AP: Using U.S. military might to coerce Iran to halt its nuclear program would yield only temporary results, Defense Secretary Robert Gates said Thursday, adding that sanctions make more sense.
The Associated Press
By LOLITA C. BALDOR
WASHINGTON (AP) — Using U.S. military might to coerce Iran to halt its nuclear program would yield only temporary results, Defense Secretary Robert Gates said Thursday, adding that sanctions make more sense.
The only way to eliminate Iran's determination to have nuclear weapons is for Tehran to make that decision itself, Gates told Senate appropriators.
"Even a military attack will only buy us time and send the program deeper and more covert," he said.
Instead, he said that the United States and its allies must convince Iran that its nuclear ambitions will spark an arms race that will leave the country less secure.
Gates and Secretary of State Hillary Rodham Clinton said the U.S. should work with its allies on tougher international sanctions.

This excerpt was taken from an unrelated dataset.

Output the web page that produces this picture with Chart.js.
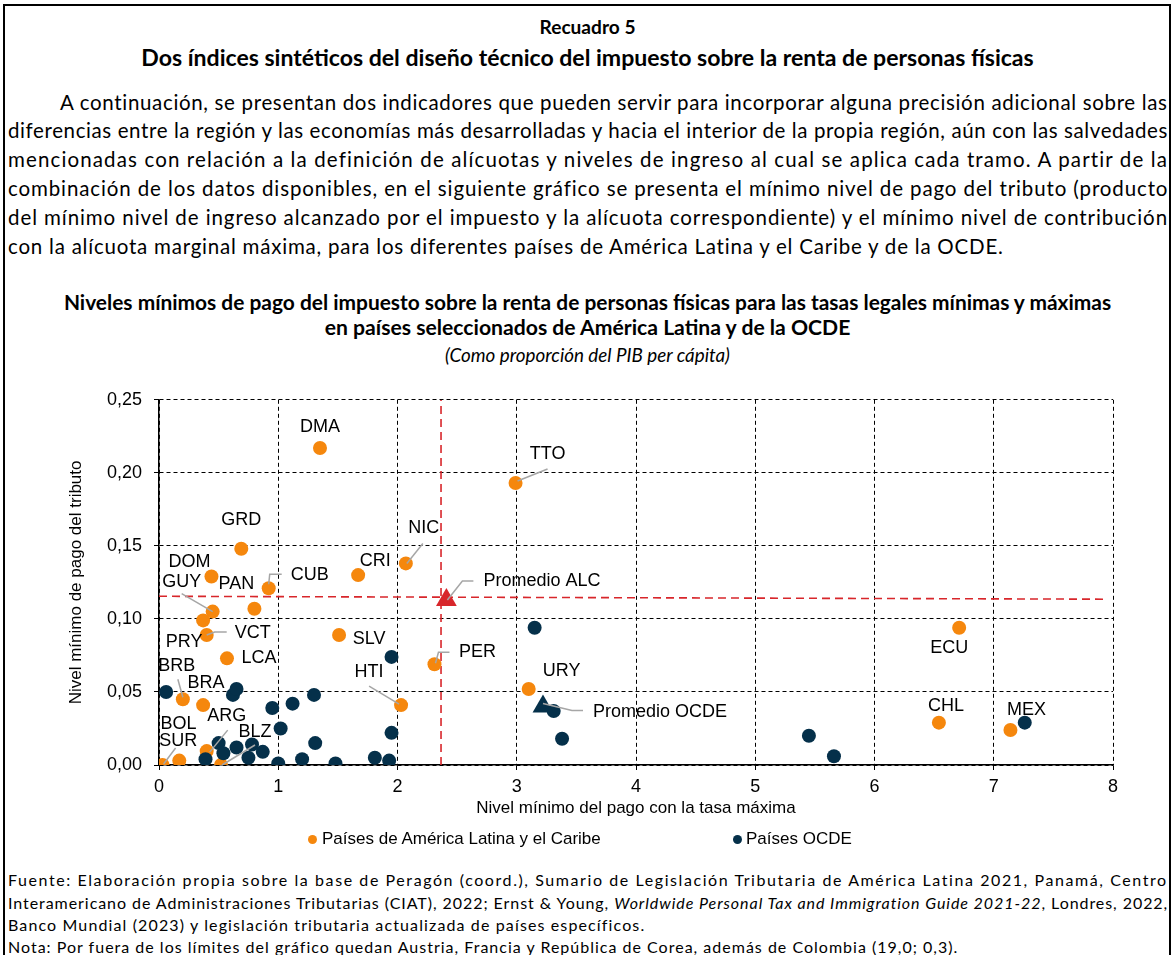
<!DOCTYPE html>
<html lang="es">
  <head>
    <meta charset="utf-8" />
    <title>Recuadro 5 - Niveles mínimos de pago del impuesto</title>
    <script src="https://cdn.jsdelivr.net/npm/chart.js@4.4.1/dist/chart.umd.min.js"></script>
    <style>
      html, body {
        margin: 0;
        padding: 0;
        width: 1175px;
        height: 955px;
        overflow: hidden;
        background: #fff;
        color: #000;
        font-family: "Lato", "Open Sans", sans-serif;
      }
      #frame {
        position: absolute;
        left: 3px;
        top: 4px;
        width: 1164px;
        height: 1000px;
        border: 2px solid #000;
      }
      .t {
        position: absolute;
        white-space: nowrap;
      }
      .c { left: 0; width: 1175px; text-align: center; }
      .ln {
        position: absolute;
        left: 8px;
        white-space: nowrap;
      }
      .para { font-size: 20.5px; line-height: 24px; }
      .note { font-size: 16px; line-height: 20px; }
      #chartWrap {
        position: absolute;
        left: 0;
        top: 377px;
        width: 1175px;
        height: 483px;
      }
      .leg {
        position: absolute;
        top: 829px;
        font-family: "Liberation Sans", Arial, sans-serif;
        font-size: 17px;
        line-height: 20px;
        white-space: nowrap;
      }
      .dot {
        position: absolute;
        top: 6px;
        width: 9px;
        height: 9px;
        border-radius: 50%;
      }
    </style>
  </head>
  <body>
    <div id="frame"></div>

    <div class="t c fit" data-w="96" style="top:15px;font-weight:bold;font-size:19px;line-height:24px;"><span>Recuadro 5</span></div>
    <div class="t c fit" data-w="893" style="top:45px;font-weight:bold;font-size:19px;line-height:24px;"><span>Dos índices sintéticos del diseño técnico del impuesto sobre la renta de personas físicas</span></div>

    <div class="ln para" data-w="1108" style="top:90px;left:60px;"><span>A continuación, se presentan dos indicadores que pueden servir para incorporar alguna precisión adicional sobre las</span></div>
    <div class="ln para" data-w="1160" style="top:118px;"><span>diferencias entre la región y las economías más desarrolladas y hacia el interior de la propia región, aún con las salvedades</span></div>
    <div class="ln para" data-w="1160" style="top:147px;"><span>mencionadas con relación a la definición de alícuotas y niveles de ingreso al cual se aplica cada tramo. A partir de la</span></div>
    <div class="ln para" data-w="1160" style="top:176px;"><span>combinación de los datos disponibles, en el siguiente gráfico se presenta el mínimo nivel de pago del tributo (producto</span></div>
    <div class="ln para" data-w="1160" style="top:205px;"><span>del mínimo nivel de ingreso alcanzado por el impuesto y la alícuota correspondiente) y el mínimo nivel de contribución</span></div>
    <div class="ln para" data-w="996" style="top:234px;"><span>con la alícuota marginal máxima, para los diferentes países de América Latina y el Caribe y de la OCDE.</span></div>

    <div class="t c fit" data-w="1048" style="top:291px;font-weight:bold;font-size:16px;line-height:22px;"><span>Niveles mínimos de pago del impuesto sobre la renta de personas físicas para las tasas legales mínimas y máximas</span></div>
    <div class="t c fit" data-w="526" style="top:316px;font-weight:bold;font-size:16px;line-height:22px;"><span>en países seleccionados de América Latina y de la OCDE</span></div>
    <div class="t c fit" data-w="285" style="top:345px;font-style:italic;font-size:14.5px;line-height:20px;"><span>(Como proporción del PIB per cápita)</span></div>

    <div id="chartWrap"><canvas id="chart" width="1175" height="483"></canvas></div>

    <div class="leg" style="left:322px;"><span class="dot" style="left:-14px;background:#f5870d;"></span>Países de América Latina y el Caribe</div>
    <div class="leg" style="left:746px;"><span class="dot" style="left:-13px;background:#05304a;"></span>Países OCDE</div>

    <div class="ln note" data-w="1160" style="top:870px;"><span>Fuente: Elaboración propia sobre la base de Peragón (coord.), Sumario de Legislación Tributaria de América Latina 2021, Panamá, Centro</span></div>
    <div class="ln note" data-w="1160" style="top:893px;"><span>Interamericano de Administraciones Tributarias (CIAT), 2022; Ernst &amp; Young, <i>Worldwide Personal Tax and Immigration Guide 2021-22</i>, Londres, 2022,</span></div>
    <div class="ln note" data-w="637" style="top:915px;"><span>Banco Mundial (2023) y legislación tributaria actualizada de países específicos.</span></div>
    <div class="ln note" data-w="950" style="top:937px;"><span>Nota: Por fuera de los límites del gráfico quedan Austria, Francia y República de Corea, además de Colombia (19,0; 0,3).</span></div>

    <script>
      // ---- data ----
      const lacNames = ["DMA", "TTO", "GRD", "DOM", "CRI", "NIC", "CUB", "PAN", "GUY", "PRY", "VCT", "LCA", "SLV",
        "HTI", "PER", "URY", "ECU", "CHL", "MEX", "BRB", "BRA", "BOL", "SUR", "ARG", "BLZ"];
      const lacX = [1.35, 2.99, 0.69, 0.44, 1.67, 2.07, 0.92, 0.80, 0.45, 0.37, 0.40, 0.57, 1.51,
        2.03, 2.31, 3.10, 6.71, 6.54, 7.14, 0.20, 0.37, 0.03, 0.17, 0.40, 0.52];
      const lacY = [0.217, 0.193, 0.148, 0.129, 0.130, 0.138, 0.121, 0.107, 0.105, 0.099, 0.089, 0.073, 0.089,
        0.041, 0.069, 0.052, 0.094, 0.029, 0.024, 0.045, 0.041, 0.000, 0.003, 0.0095, 0.000];

      const ocdeX = [0.06, 0.62, 0.65, 0.95, 1.12, 1.30, 1.95, 1.02, 1.95, 1.31, 1.00, 1.20, 1.48, 1.81,
        1.93, 0.39, 0.50, 0.54, 0.65, 0.75, 0.78, 0.87, 3.15, 3.31, 3.38, 5.45, 5.66, 7.26];
      const ocdeY = [0.050, 0.048, 0.052, 0.039, 0.042, 0.048, 0.074, 0.025, 0.022, 0.015, 0.001, 0.004, 0.001, 0.005,
        0.003, 0.004, 0.015, 0.008, 0.012, 0.005, 0.014, 0.009, 0.094, 0.037, 0.018, 0.020, 0.006, 0.029];

      const avgNames = ["Promedio ALC", "Promedio OCDE"];
      const avgX = [2.41, 3.22];
      const avgY = [0.113, 0.040];

      // red reference lines (ALC averages)
      const vLineX = [2.365, 2.365];
      const vLineY = [0, 0.25];
      const hLineX = [0, 7.93];
      const hLineY = [0.1155, 0.1135];

      const yTicks = [0, 0.05, 0.10, 0.15, 0.20, 0.25];

      // ---- label placement (pixel offsets from the point) ----
      const labelPos = {
        DMA: [0, -21], TTO: [32, -29], GRD: [0, -29], DOM: [-22, -15], CRI: [17, -14], NIC: [18, -35],
        CUB: [41, -13], PAN: [-18, -25], GUY: [-31, -30], PRY: [-19, 22], VCT: [46, -2], LCA: [32, 0],
        SLV: [30, 4], HTI: [-32, -33], PER: [43, -12], URY: [33, -18], ECU: [-10, 20], CHL: [7, -17],
        MEX: [16, -20], BRB: [-6, -33], BRA: [3, -22], BOL: [16, -41], SUR: [-1, -20], ARG: [20, -35],
        BLZ: [34, -33]
      };
      const leaders = {
        TTO: [[2, -2], [32, -14]],
        NIC: [[1, 0], [17, -20]],
        CUB: [[0, -4], [1, -14], [13, -14]],
        GUY: [[0, 0], [-31, -18]],
        VCT: [[0, 0], [8, -3], [20, -3]],
        HTI: [[-2, -1], [-32, -19]],
        PER: [[1, -1], [4, -12], [15, -12]],
        BRB: [[0, -2], [-5, -20]],
        BOL: [[1, -1], [13, -17]],
        ARG: [[3, 1], [21, -21]],
        BLZ: [[1, 0], [34, -20]]
      };
      const avgLabelPos = [[37, -19], [50, 5]];
      const avgLeaders = [[[1, 0], [16, -19], [27, -19]], [[0, -3], [29, 4], [40, 4]]];

      const ORANGE = "#f5870d";
      const NAVY = "#05304a";
      const RED = "#d8262b";
      const chartFont = '"Liberation Sans", Arial, sans-serif';

      const pts = (xs, ys) => xs.map((x, i) => ({ x: x, y: ys[i] }));

      function drawLeader(ctx, px, py, path) {
        ctx.beginPath();
        path.forEach((p, k) => {
          if (k === 0) ctx.moveTo(px + p[0], py + p[1]);
          else ctx.lineTo(px + p[0], py + p[1]);
        });
        ctx.stroke();
      }

      const pointLabels = {
        id: "pointLabels",
        afterDatasetsDraw(chart) {
          const ctx = chart.ctx;
          ctx.save();
          ctx.font = "18px " + chartFont;
          ctx.fillStyle = "#000";
          ctx.strokeStyle = "#a6a6a6";
          ctx.lineWidth = 1.5;
          ctx.textBaseline = "middle";

          const lacMeta = chart.getDatasetMeta(3);
          lacNames.forEach((name, i) => {
            const el = lacMeta.data[i];
            if (leaders[name]) drawLeader(ctx, el.x, el.y, leaders[name]);
            const off = labelPos[name];
            ctx.textAlign = "center";
            ctx.fillText(name, el.x + off[0], el.y + off[1]);
          });

          avgNames.forEach((name, i) => {
            const el = chart.getDatasetMeta(i).data[0];
            drawLeader(ctx, el.x, el.y, avgLeaders[i]);
            ctx.textAlign = "left";
            ctx.fillText(name, el.x + avgLabelPos[i][0], el.y + avgLabelPos[i][1]);
          });
          ctx.restore();
        }
      };

      new Chart(document.getElementById("chart"), {
        type: "scatter",
        data: {
          datasets: [
            {
              label: avgNames[0],
              data: [{ x: avgX[0], y: avgY[0] }],
              pointStyle: "triangle",
              pointRadius: 12,
              backgroundColor: RED,
              borderWidth: 0,
              order: 0
            },
            {
              label: avgNames[1],
              data: [{ x: avgX[1], y: avgY[1] }],
              pointStyle: "triangle",
              pointRadius: 12,
              backgroundColor: NAVY,
              borderWidth: 0,
              order: 0
            },
            {
              label: "Países OCDE",
              data: pts(ocdeX, ocdeY),
              pointRadius: 7,
              backgroundColor: NAVY,
              borderWidth: 0,
              order: 1
            },
            {
              label: "Países de América Latina y el Caribe",
              data: pts(lacX, lacY),
              pointRadius: 7,
              backgroundColor: ORANGE,
              borderWidth: 0,
              order: 2
            },
            {
              type: "line",
              label: "vline",
              data: pts(vLineX, vLineY),
              borderColor: RED,
              borderWidth: 1.6,
              borderDash: [8, 5],
              pointRadius: 0,
              order: 3
            },
            {
              type: "line",
              label: "hline",
              data: pts(hLineX, hLineY),
              borderColor: RED,
              borderWidth: 1.6,
              borderDash: [8, 5],
              pointRadius: 0,
              order: 3
            }
          ]
        },
        options: {
          responsive: false,
          animation: false,
          events: [],
          layout: { padding: { left: 62, right: 62, top: 15, bottom: 37 } },
          plugins: {
            legend: { display: false },
            tooltip: { enabled: false }
          },
          scales: {
            x: {
              type: "linear",
              min: 0,
              max: 8,
              ticks: {
                stepSize: 1,
                color: "#000",
                padding: 6,
                font: { family: chartFont, size: 18 }
              },
              grid: { color: "#000", lineWidth: 1, tickLength: 5 },
              border: { display: true, color: "#000", width: 1.5, dash: [4, 3] },
              title: {
                display: true,
                text: "Nivel mínimo del pago con la tasa máxima",
                color: "#000",
                font: { family: chartFont, size: 17 },
                padding: { top: 2, bottom: 4 }
              },
              afterFit: (s) => { s.height = 58; }
            },
            y: {
              type: "linear",
              min: 0,
              max: 0.25,
              afterBuildTicks: (s) => { s.ticks = yTicks.map((v) => ({ value: v })); },
              ticks: {
                color: "#000",
                padding: 12,
                font: { family: chartFont, size: 18 },
                callback: (v) => v.toFixed(2).replace(".", ",")
              },
              grid: { color: "#000", lineWidth: 1, tickLength: 5 },
              border: { display: true, color: "#000", width: 1.5, dash: [4, 3] },
              title: {
                display: true,
                text: "Nivel mínimo de pago del tributo",
                color: "#000",
                font: { family: chartFont, size: 17 },
                padding: { top: 4, bottom: 4 }
              },
              afterFit: (s) => { s.width = 97; }
            }
          }
        },
        plugins: [pointLabels]
      });

      // stretch each text line to the width it has in the reference, and size centred titles
      document.querySelectorAll(".ln").forEach((el) => {
        const span = el.querySelector("span");
        const natural = span.getBoundingClientRect().width;
        const n = span.textContent.length;
        span.style.letterSpacing = ((Number(el.dataset.w) - natural) / n) + "px";
      });
      document.querySelectorAll(".fit").forEach((el) => {
        const span = el.querySelector("span");
        const w = span.getBoundingClientRect().width;
        const fs = parseFloat(getComputedStyle(el).fontSize);
        el.style.fontSize = (fs * Number(el.dataset.w) / w) + "px";
      });
    </script>
  </body>
</html>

Gates also said that the U.S. should pursue partnerships with Russia on missile defense programs in the region to further isolate Iran and to give Tehran economic and diplomatic reasons to voluntarily abandon its nuclear interests.
Sen. Frank Lautenberg, D-N.J., said that the U.S. should also close loopholes that subsidiaries of American companies exploit to do business with Iran.
Clinton said the U.S. continues to work with allies on increased international sanctions, and agreed that the U.S should insure that "we have our own house in order as to any of the sanctions that we should be implementing going forward."
Iran has repeatedly denied it is seeking to build a nuclear weapon and is only engaged in a civilian atomic energy program. The Obama administration has made overtures to the Iranians, appealing to Tehran to cooperate in talks over the country's feared nuclear buildup.
Congress is taking up a bipartisan proposal which would give the Obama administration more leverage over Iran by toughening economic sanctions on foreign oil and shipping firms that aid Tehran.
Experts believe that Iran is three to four years away, some think sooner, from having the capability to make nuclear weapons. The five permanent members of the U.N. Security Council — Britain, China, France, Russia and the United States — as well as Germany have offered the country incentives to stop reprocessing uranium that could fuel a nuclear bomb.
Iran has thus far ignored the offer and continues to amass enriched uranium, sparking grave fears in Israel, which has not ruled out military strikes to deal with the threat, the broader Middle East and elsewhere.